Reproduce the listing word for word, leaving every picture behind.

+===+

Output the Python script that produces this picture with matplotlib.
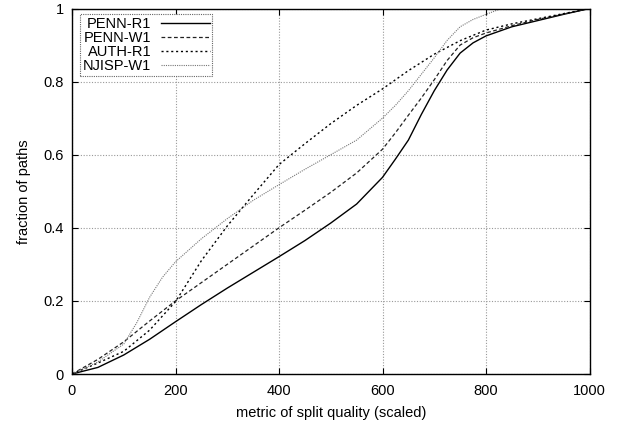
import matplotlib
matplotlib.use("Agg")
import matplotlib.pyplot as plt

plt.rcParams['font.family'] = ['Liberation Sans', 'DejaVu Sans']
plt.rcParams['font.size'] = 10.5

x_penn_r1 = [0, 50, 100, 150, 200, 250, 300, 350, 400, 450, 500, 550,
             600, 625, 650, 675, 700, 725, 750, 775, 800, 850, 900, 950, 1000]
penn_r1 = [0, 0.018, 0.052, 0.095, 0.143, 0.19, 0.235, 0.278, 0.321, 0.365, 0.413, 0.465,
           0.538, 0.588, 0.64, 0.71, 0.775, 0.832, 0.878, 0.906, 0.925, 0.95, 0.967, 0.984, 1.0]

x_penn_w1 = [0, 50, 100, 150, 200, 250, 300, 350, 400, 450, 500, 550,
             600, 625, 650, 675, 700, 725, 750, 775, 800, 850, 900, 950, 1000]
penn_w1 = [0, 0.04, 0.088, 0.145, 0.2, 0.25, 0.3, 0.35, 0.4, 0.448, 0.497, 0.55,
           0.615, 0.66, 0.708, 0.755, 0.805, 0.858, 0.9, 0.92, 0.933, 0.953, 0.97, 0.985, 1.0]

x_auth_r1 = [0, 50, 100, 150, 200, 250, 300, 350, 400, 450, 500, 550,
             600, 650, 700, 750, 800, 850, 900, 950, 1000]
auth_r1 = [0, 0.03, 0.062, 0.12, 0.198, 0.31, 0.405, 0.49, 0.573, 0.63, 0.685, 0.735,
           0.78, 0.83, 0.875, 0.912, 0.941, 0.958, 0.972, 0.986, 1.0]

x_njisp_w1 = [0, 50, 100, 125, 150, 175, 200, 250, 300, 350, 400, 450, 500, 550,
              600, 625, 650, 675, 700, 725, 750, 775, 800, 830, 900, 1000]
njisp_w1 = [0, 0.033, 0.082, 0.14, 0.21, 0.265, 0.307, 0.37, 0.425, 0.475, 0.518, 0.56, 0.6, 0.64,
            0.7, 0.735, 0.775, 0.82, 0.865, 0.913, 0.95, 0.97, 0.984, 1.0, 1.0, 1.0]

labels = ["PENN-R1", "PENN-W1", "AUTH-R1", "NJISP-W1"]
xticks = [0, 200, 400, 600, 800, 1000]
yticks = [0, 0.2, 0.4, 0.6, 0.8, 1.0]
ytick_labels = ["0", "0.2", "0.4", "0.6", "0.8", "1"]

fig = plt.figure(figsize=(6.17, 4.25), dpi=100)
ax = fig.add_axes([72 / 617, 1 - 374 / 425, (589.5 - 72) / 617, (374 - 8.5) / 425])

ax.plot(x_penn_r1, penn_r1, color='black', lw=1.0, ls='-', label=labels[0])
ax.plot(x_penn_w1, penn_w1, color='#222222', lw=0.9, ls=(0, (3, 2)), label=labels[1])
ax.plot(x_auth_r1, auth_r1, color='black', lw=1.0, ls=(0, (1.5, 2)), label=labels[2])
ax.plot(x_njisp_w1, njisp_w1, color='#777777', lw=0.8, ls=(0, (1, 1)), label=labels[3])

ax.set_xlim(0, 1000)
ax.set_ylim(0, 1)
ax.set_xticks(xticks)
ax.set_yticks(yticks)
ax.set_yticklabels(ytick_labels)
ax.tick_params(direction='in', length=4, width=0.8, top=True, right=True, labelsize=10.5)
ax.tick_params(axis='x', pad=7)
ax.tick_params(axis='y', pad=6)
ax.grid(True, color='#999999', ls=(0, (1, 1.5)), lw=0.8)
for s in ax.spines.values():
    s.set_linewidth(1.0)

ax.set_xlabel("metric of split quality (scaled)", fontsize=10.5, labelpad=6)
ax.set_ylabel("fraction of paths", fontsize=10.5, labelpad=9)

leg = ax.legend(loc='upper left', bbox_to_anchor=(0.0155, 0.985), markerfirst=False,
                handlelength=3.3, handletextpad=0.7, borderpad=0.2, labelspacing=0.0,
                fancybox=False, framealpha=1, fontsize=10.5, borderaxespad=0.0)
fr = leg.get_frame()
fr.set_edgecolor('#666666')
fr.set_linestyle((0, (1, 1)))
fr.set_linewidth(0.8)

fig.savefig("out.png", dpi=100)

+===+

■ WRITTEN SOLUTION:
Output the Python script that produces this picture with matplotlib.
import matplotlib
matplotlib.use("Agg")
import matplotlib.pyplot as plt

plt.rcParams['font.family'] = ['Liberation Sans', 'DejaVu Sans']
plt.rcParams['font.size'] = 10.5

x_penn_r1 = [0, 50, 100, 150, 200, 250, 300, 350, 400, 450, 500, 550,
             600, 625, 650, 675, 700, 725, 750, 775, 800, 850, 900, 950, 1000]
penn_r1 = [0, 0.018, 0.052, 0.095, 0.143, 0.19, 0.235, 0.278, 0.321, 0.365, 0.413, 0.465,
           0.538, 0.588, 0.64, 0.71, 0.775, 0.832, 0.878, 0.906, 0.925, 0.95, 0.967, 0.984, 1.0]

x_penn_w1 = [0, 50, 100, 150, 200, 250, 300, 350, 400, 450, 500, 550,
             600, 625, 650, 675, 700, 725, 750, 775, 800, 850, 900, 950, 1000]
penn_w1 = [0, 0.04, 0.088, 0.145, 0.2, 0.25, 0.3, 0.35, 0.4, 0.448, 0.497, 0.55,
           0.615, 0.66, 0.708, 0.755, 0.805, 0.858, 0.9, 0.92, 0.933, 0.953, 0.97, 0.985, 1.0]

x_auth_r1 = [0, 50, 100, 150, 200, 250, 300, 350, 400, 450, 500, 550,
             600, 650, 700, 750, 800, 850, 900, 950, 1000]
auth_r1 = [0, 0.03, 0.062, 0.12, 0.198, 0.31, 0.405, 0.49, 0.573, 0.63, 0.685, 0.735,
           0.78, 0.83, 0.875, 0.912, 0.941, 0.958, 0.972, 0.986, 1.0]

x_njisp_w1 = [0, 50, 100, 125, 150, 175, 200, 250, 300, 350, 400, 450, 500, 550,
              600, 625, 650, 675, 700, 725, 750, 775, 800, 830, 900, 1000]
njisp_w1 = [0, 0.033, 0.082, 0.14, 0.21, 0.265, 0.307, 0.37, 0.425, 0.475, 0.518, 0.56, 0.6, 0.64,
            0.7, 0.735, 0.775, 0.82, 0.865, 0.913, 0.95, 0.97, 0.984, 1.0, 1.0, 1.0]

labels = ["PENN-R1", "PENN-W1", "AUTH-R1", "NJISP-W1"]
xticks = [0, 200, 400, 600, 800, 1000]
yticks = [0, 0.2, 0.4, 0.6, 0.8, 1.0]
ytick_labels = ["0", "0.2", "0.4", "0.6", "0.8", "1"]

fig = plt.figure(figsize=(6.17, 4.25), dpi=100)
ax = fig.add_axes([72 / 617, 1 - 374 / 425, (589.5 - 72) / 617, (374 - 8.5) / 425])

ax.plot(x_penn_r1, penn_r1, color='black', lw=1.0, ls='-', label=labels[0])
ax.plot(x_penn_w1, penn_w1, color='#222222', lw=0.9, ls=(0, (3, 2)), label=labels[1])
ax.plot(x_auth_r1, auth_r1, color='black', lw=1.0, ls=(0, (1.5, 2)), label=labels[2])
ax.plot(x_njisp_w1, njisp_w1, color='#777777', lw=0.8, ls=(0, (1, 1)), label=labels[3])

ax.set_xlim(0, 1000)
ax.set_ylim(0, 1)
ax.set_xticks(xticks)
ax.set_yticks(yticks)
ax.set_yticklabels(ytick_labels)
ax.tick_params(direction='in', length=4, width=0.8, top=True, right=True, labelsize=10.5)
ax.tick_params(axis='x', pad=7)
ax.tick_params(axis='y', pad=6)
ax.grid(True, color='#999999', ls=(0, (1, 1.5)), lw=0.8)
for s in ax.spines.values():
    s.set_linewidth(1.0)

ax.set_xlabel("metric of split quality (scaled)", fontsize=10.5, labelpad=6)
ax.set_ylabel("fraction of paths", fontsize=10.5, labelpad=9)

leg = ax.legend(loc='upper left', bbox_to_anchor=(0.0155, 0.985), markerfirst=False,
                handlelength=3.3, handletextpad=0.7, borderpad=0.2, labelspacing=0.0,
                fancybox=False, framealpha=1, fontsize=10.5, borderaxespad=0.0)
fr = leg.get_frame()
fr.set_edgecolor('#666666')
fr.set_linestyle((0, (1, 1)))
fr.set_linewidth(0.8)

fig.savefig("out.png", dpi=100)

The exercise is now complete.